ML models that are invoked as part of inferencing, must be treated as first-class citizens inside databases. ML models may be browsed and queried as database objects and database systems need to support popular ML programming frameworks.

Database systems can systematically replace "magic numbers" and thresholds with ML models to auto-tune system configurations. Availability of ample training data also provides opportunities to explore new approaches that take advantage of ML for query optimization or multidimensional index structures, especially as state-of-the-art solutions to these prblems have seen only modest improvements in the last two decades.

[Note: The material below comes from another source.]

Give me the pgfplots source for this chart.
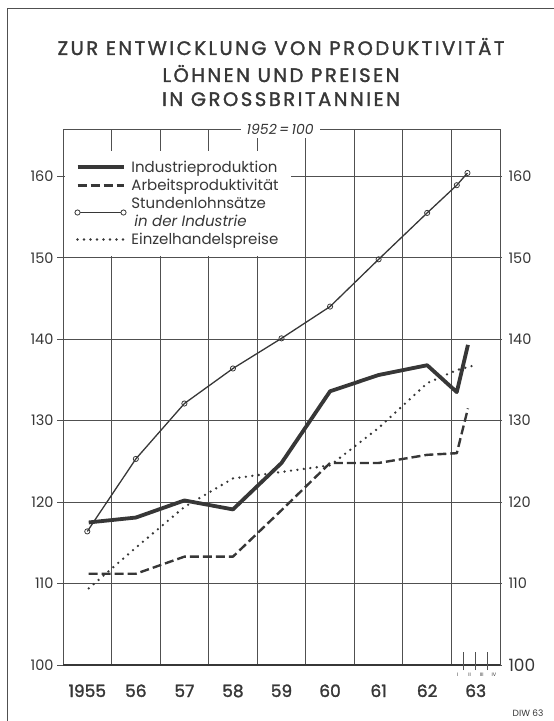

Existing benchmarks (for example, TPC-E, TPC-DS, TPCH) are very useful but do not capture the full breadth of our field, for example, streaming scenarios and analytics on new types of data such as videos. Moreover, without the development of appropriate benchmarking and data sets, a fair comparison between traditional database architectures and ML-inspired architectural modifications to the engine components will not be feasible. Benchmarking in the cloud environment also presents unique challenges since differences in infrastructure across cloud providers makes apples to apples comparison more difficult.

MAD Questions

It is time to revive my MAD questions section

0. Which of these research challenges most resonate with you?
For me it is the disaggregated architecture and distributed protocols required for it.

1. What do you think about the consistency debate?

Which do you prefer reducing consistency at the expense of increased developer complexity vs providing the best throughput and availability within the constraints of highest level of consistency?

My answer is yes. Let's determine the sweet point in consistency and provide that as the default, and give options go tighter and lower as desired.

2. What are the things this SOTU misses?
The report does not callout energy-efficiency and greenness. I think that is a big miss. I also think there should be some discussion on security given the emphasis on multitenancy.

3. What's the next big thing that the report does not anticipate?
That is a million dollar (is that updated to billion, yet?) question, isn't it? The report talks about fully-managed serverless as research areas, but does not specifically call out for developing a fully-managed serverless disaggregated cloud-native distributed-SQL database. I guess this would be a sum of all parts, but often the whole is more than the sum of the parts.

4. Why is there no equivalent report on distributed systems research?
If there were one, what entries would we expect there? I think there would be a big overlap, in serverles, disaggregated, multitenancy, consistency, and system rearchitecturing to take into account modern hardware.